En clair, plusieurs « petites » nations ont vu leur système d’entraînement fortement impacté voire à l’arrêt. La reprise « normale » du circuit européen n’ayant débuté que depuis peu.

Dans cette conjoncture, l’organisation structurelle du judo français montre à voir ses avantages comparatifs. Sa force, sa puissance, sa qualité, ont joué à plein, permettant à ses jeunes judokas de ne pas connaître de rupture dans leur logique d’entraînement et de progression.
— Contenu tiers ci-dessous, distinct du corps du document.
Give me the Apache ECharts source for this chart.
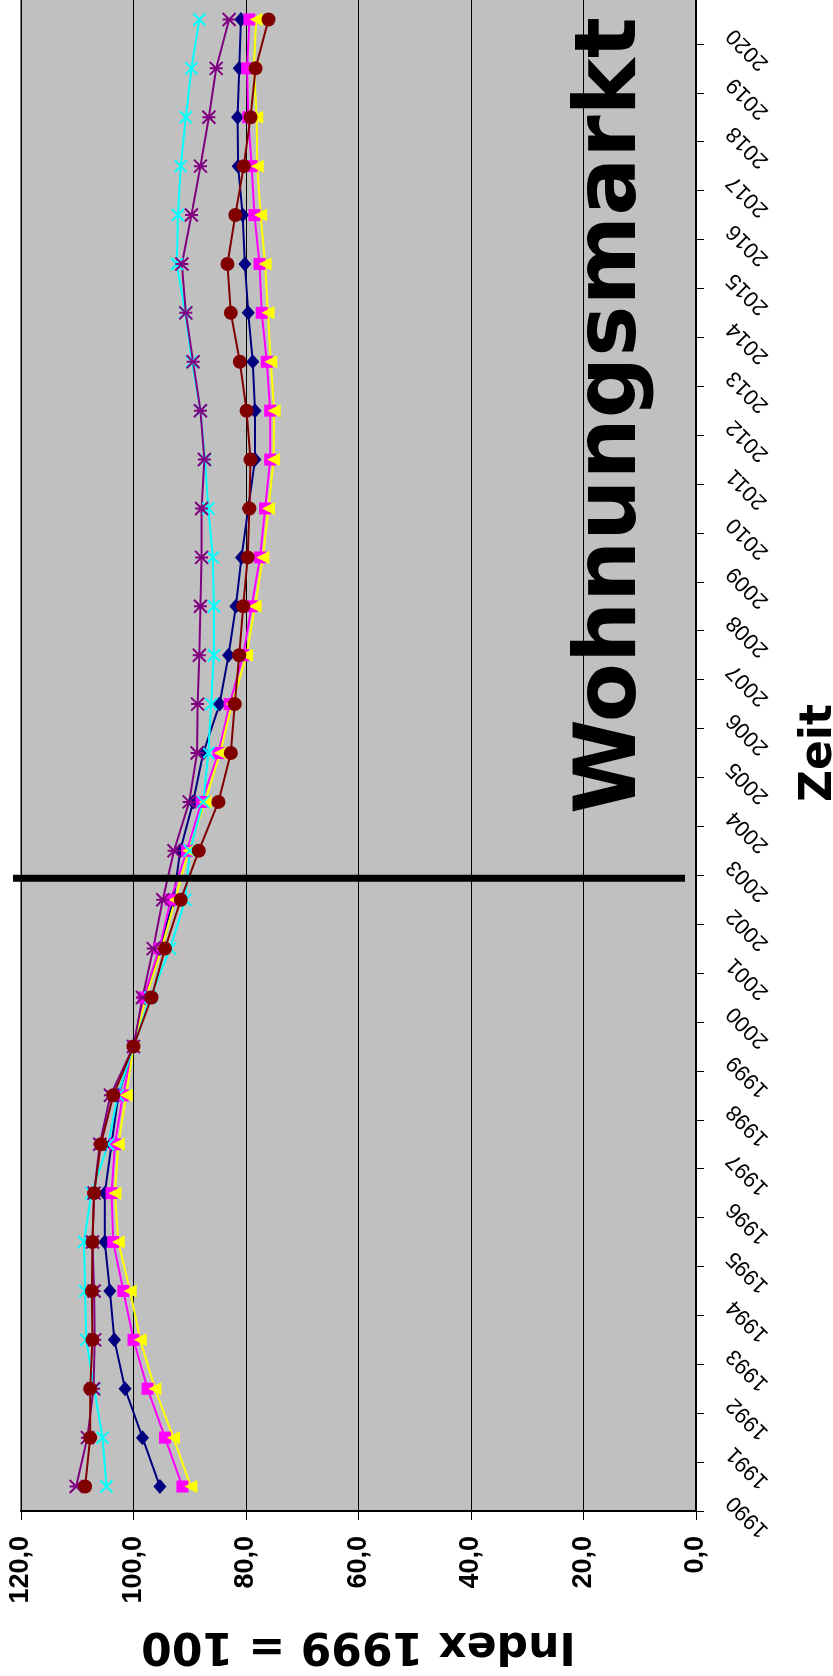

Car, si les compétitions n’étaient pas au rendez-vous en 2020-2021 (il n’y eut que les test-matches régionaux puis nationaux), le volume d’entraînement est resté inchangé pour les judokas en structure (du fait de leur inscription sur liste ministérielle haut niveau) et la densité de l’opposition, inhérente à un système dit « de masse », était de facto là.

Avec l’absence de l’autre grand pays au système « de masse » (la Russie), la démonstration collective ce week-end de la France serait-elle un indicateur fort de cette reprise d’avantage de l’organisation systémique tricolore au niveau européen ? À voir à Strasbourg, lors de la seconde sortie internationale officielle pour les cadets les 23 et 24 avril prochains.

Un dernier mot, en forme de coup de cœur. Il est pour l’Ukrainien Igor Tsurkan. Vainqueur en -81kg (face à un Français, le solide Bastien Pons), le judoka du pays de Daria Bilodid et Georgii Zantaraia, sans coach sur la chaise, vient s’imposer superbement dans un moment qu’on imagine très particulier et difficile pour lui. Le voir agiter le drapeau de son pays sur la première marche du podium restera comme le moment symboliquement fort de cette compétition.